→ **WHAT YOU WILL DO**: Select the lines below containing the word "seaborn".

→ **GIVEN DATA**:
------------------------------
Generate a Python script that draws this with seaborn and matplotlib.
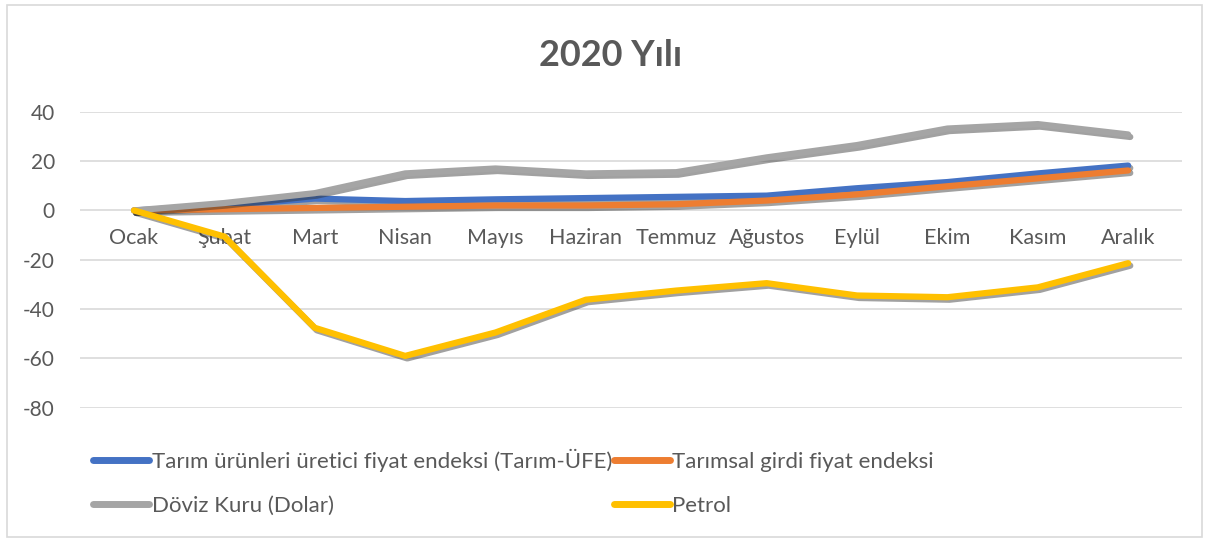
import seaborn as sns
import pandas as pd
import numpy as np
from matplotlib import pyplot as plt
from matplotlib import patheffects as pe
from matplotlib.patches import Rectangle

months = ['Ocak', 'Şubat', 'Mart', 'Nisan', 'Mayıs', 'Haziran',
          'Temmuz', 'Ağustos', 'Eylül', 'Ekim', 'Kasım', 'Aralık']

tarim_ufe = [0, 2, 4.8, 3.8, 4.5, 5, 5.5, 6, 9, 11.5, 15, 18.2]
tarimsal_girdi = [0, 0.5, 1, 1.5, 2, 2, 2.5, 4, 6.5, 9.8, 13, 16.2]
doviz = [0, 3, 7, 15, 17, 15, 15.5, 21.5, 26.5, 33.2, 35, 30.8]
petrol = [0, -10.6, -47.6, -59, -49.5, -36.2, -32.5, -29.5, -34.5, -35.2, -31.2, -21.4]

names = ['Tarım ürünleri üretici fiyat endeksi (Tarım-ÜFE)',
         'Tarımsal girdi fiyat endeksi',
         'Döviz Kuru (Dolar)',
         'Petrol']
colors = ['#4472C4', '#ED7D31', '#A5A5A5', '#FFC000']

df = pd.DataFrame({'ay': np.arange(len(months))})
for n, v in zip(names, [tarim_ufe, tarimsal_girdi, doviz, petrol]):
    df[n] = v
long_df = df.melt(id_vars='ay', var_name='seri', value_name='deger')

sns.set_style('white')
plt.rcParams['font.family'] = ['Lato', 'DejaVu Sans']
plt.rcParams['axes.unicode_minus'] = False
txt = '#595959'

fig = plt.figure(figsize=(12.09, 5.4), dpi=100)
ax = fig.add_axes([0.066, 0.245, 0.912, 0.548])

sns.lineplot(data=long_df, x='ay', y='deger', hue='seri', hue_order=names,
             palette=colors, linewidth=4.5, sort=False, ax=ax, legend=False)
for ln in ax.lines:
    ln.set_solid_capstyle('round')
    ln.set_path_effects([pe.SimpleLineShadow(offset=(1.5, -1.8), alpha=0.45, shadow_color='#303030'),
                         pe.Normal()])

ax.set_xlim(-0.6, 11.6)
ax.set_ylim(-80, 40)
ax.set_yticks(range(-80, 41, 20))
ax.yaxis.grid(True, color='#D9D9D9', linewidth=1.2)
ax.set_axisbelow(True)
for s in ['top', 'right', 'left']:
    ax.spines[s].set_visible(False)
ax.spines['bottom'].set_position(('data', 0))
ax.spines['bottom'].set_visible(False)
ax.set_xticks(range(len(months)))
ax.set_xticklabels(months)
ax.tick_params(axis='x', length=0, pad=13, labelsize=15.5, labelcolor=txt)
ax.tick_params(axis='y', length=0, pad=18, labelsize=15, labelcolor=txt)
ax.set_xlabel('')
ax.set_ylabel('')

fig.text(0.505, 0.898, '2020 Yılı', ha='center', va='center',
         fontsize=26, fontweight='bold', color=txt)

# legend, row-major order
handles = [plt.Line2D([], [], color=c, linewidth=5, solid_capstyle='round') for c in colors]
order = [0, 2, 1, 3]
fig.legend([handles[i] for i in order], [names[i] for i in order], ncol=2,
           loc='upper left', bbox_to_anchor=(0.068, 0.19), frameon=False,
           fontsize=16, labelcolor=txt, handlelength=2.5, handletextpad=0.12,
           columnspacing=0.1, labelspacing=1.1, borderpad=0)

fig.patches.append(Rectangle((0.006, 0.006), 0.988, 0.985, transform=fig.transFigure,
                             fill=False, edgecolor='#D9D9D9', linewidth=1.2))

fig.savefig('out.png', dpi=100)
------------------------------
→ **TASK RESULT**:
Generate a Python script that draws this with seaborn and matplotlib.
import seaborn as sns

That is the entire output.